Em várias ocasiões é comum o leitor confundir o autor do texto com o narrador, entretanto, os dois não são os mesmos. O autor é entendido como aquele que cria e escreve o texto ou a obra; já o narrador integra os elementos narrativos, sendo ele uma criação do autor com a finalidade de contar os fatos do texto. Vale ressaltar que os fatos apresentados pelo narrador não foram imaginados por ele.
Você deve estar se perguntando sobre o narrador-personagem, não é? Geralmente, ele aparece de forma ficcional com o objetivo de narrar e participar da história, assim além de “autor” do texto, também é personagem. A utilização do narrador-personagem é apenas uma estratégia literária, pois o verdadeiro autor do texto continua sendo que o escreveu, alguém que existe no “mundo real”, que possui identidade e endereço.
Na obra Memórias Póstumas de Brás Cubas de Machado de Assis é possível visualizar essa experiência em que o autor-defunto Brás Cubas narra a sua história. Na primeira página do livro há o seguinte trecho escrito por Machado de Assis entre 1878 e 1879, quando o autor estava vivo com então 40 anos de idade: “Ao verme que primeiro roeu as frias carnes do meu cadáver dedico como saudosa lembrança estas memórias póstumas”. Como você observou, Brás Cubas é o personagem que no texto é o autor-defunto.

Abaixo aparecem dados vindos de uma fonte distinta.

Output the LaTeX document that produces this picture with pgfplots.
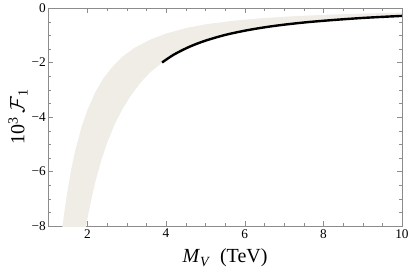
\documentclass[border=0pt]{standalone}
\usepackage{fontspec}
\setmainfont{Liberation Serif}
\usepackage{pgfplots}
\pgfplotsset{compat=1.18}
\definecolor{bandc}{RGB}{240,236,230}
\definecolor{framec}{RGB}{140,140,140}
\begin{document}
\begin{tikzpicture}
\path[use as bounding box] (-48pt,-47pt) rectangle (361pt,226pt);
\begin{axis}[
  scale only axis, width=354pt, height=218pt,
  xmin=1, xmax=10, ymin=-8, ymax=0,
  xtick={2,4,6,8,10}, xticklabels={2,4,6,8,10},
  ytick={-8,-6,-4,-2,0}, yticklabels={−8,−6,−4,−2,0},
  minor x tick num=3, minor y tick num=3,
  major tick length=5pt, minor tick length=3pt,
  axis line style={framec}, tick style={framec},
  tick label style={font=\fontsize{13.3}{14}\selectfont},
  xticklabel style={inner sep=1pt, yshift=-2pt},
  yticklabel style={inner sep=1pt, xshift=-1pt},
  xlabel={\textit{M}\raisebox{-0.35ex}{\fontsize{14}{14}\selectfont\textit{V}}\ \ (TeV)},
  ylabel={10\raisebox{0.75ex}{\fontsize{14}{14}\selectfont 3}\,$\mathcal{F}$\raisebox{-0.35ex}{\fontsize{14}{14}\selectfont 1}},
  label style={font=\fontsize{20}{22}\selectfont},
  xlabel style={at={(axis description cs:0.5,0)}, anchor=center, yshift=-32pt},
  ylabel style={at={(axis description cs:-0.0847,0.5)}, anchor=center},
]
\addplot[fill=bandc, draw=none] coordinates {
(1.33,-8.5)(1.37,-7.99)(1.42,-7.44)(1.5,-6.67)(1.6,-5.86)(1.7,-5.19)(1.85,-4.38)(2.0,-3.75)(2.2,-3.10)(2.4,-2.60)(2.65,-2.14)(2.9,-1.78)(3.2,-1.46)(3.6,-1.16)(4.0,-0.94)(4.5,-0.74)(5.0,-0.60)(5.7,-0.47)(6.5,-0.367)(7.3,-0.296)(8.2,-0.241)(9.1,-0.200)(10,-0.17)
(10,-0.29)(9.6,-0.318)(9.0,-0.365)(8.3,-0.435)(7.6,-0.519)(7.0,-0.612)(6.5,-0.71)(6.0,-0.833)(5.5,-0.99)(5.0,-1.20)(4.6,-1.42)(4.2,-1.71)(3.9,-2.00)(3.6,-2.36)(3.35,-2.74)(3.1,-3.23)(2.9,-3.69)(2.7,-4.25)(2.5,-4.96)(2.35,-5.61)(2.2,-6.40)(2.1,-7.03)(2.02,-7.60)(1.97,-7.99)(1.94,-8.5)
} -- cycle;
\addplot[black, line width=2.4pt, smooth] coordinates {
(3.9,-2.00)(4.2,-1.71)(4.6,-1.42)(5.0,-1.20)(5.5,-0.99)(6.0,-0.833)(6.5,-0.71)(7.0,-0.612)(7.6,-0.519)(8.3,-0.435)(9.0,-0.365)(9.6,-0.318)(10,-0.29)
};
\end{axis}
\end{tikzpicture}
\end{document}
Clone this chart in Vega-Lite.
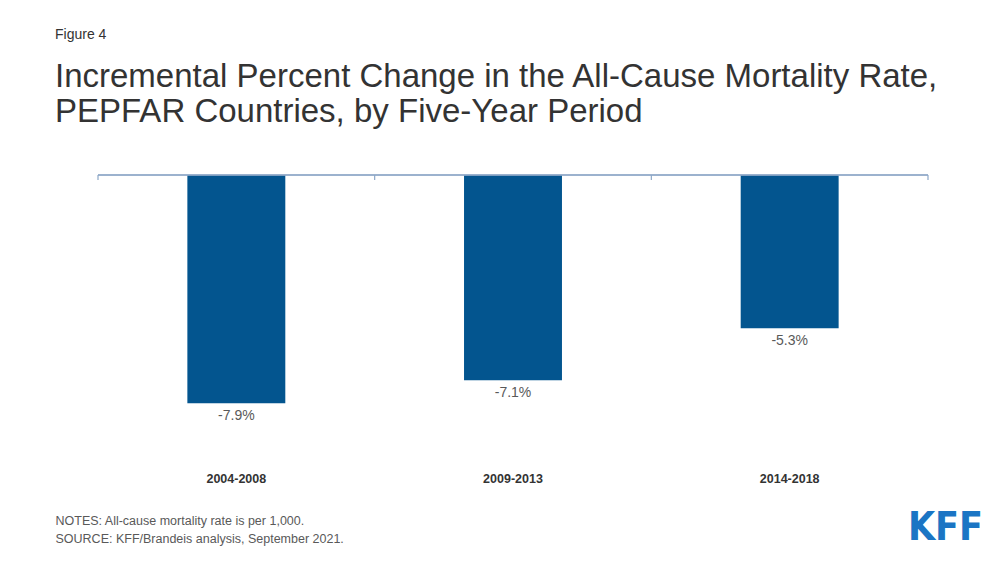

Acompanhe mais um trecho do autor-defunto na página do livro intitulada “Ao leitor”:
Que Stendhal confessasse haver escrito um de seus livros para cem leitores, coisa é que admira e consterna. O que não admira, nem provavelmente consternará, é se este outro livro não tiver os cem leitores de Stendhal, nem cinquenta, nem vinte, e quando muito, dez. Dez? Talvez cinco. Trata-se, na verdade, de uma obra difusa, na qual eu, Brás Cubas, se adotei a forma livre de um Sterne ou de um Xavier de Maistre, não sei se lhe meti algumas rabugens de pessimismo. Pode ser. Obra de finado. Escrevi-a com a pena da galhofa e a tinta da melancolia, e não é difícil antever o que poderá sair desse conúbio. […]
ASSIS, Machado de. Memórias póstumas de Brás Cubas. São Paulo: Ática, 1973.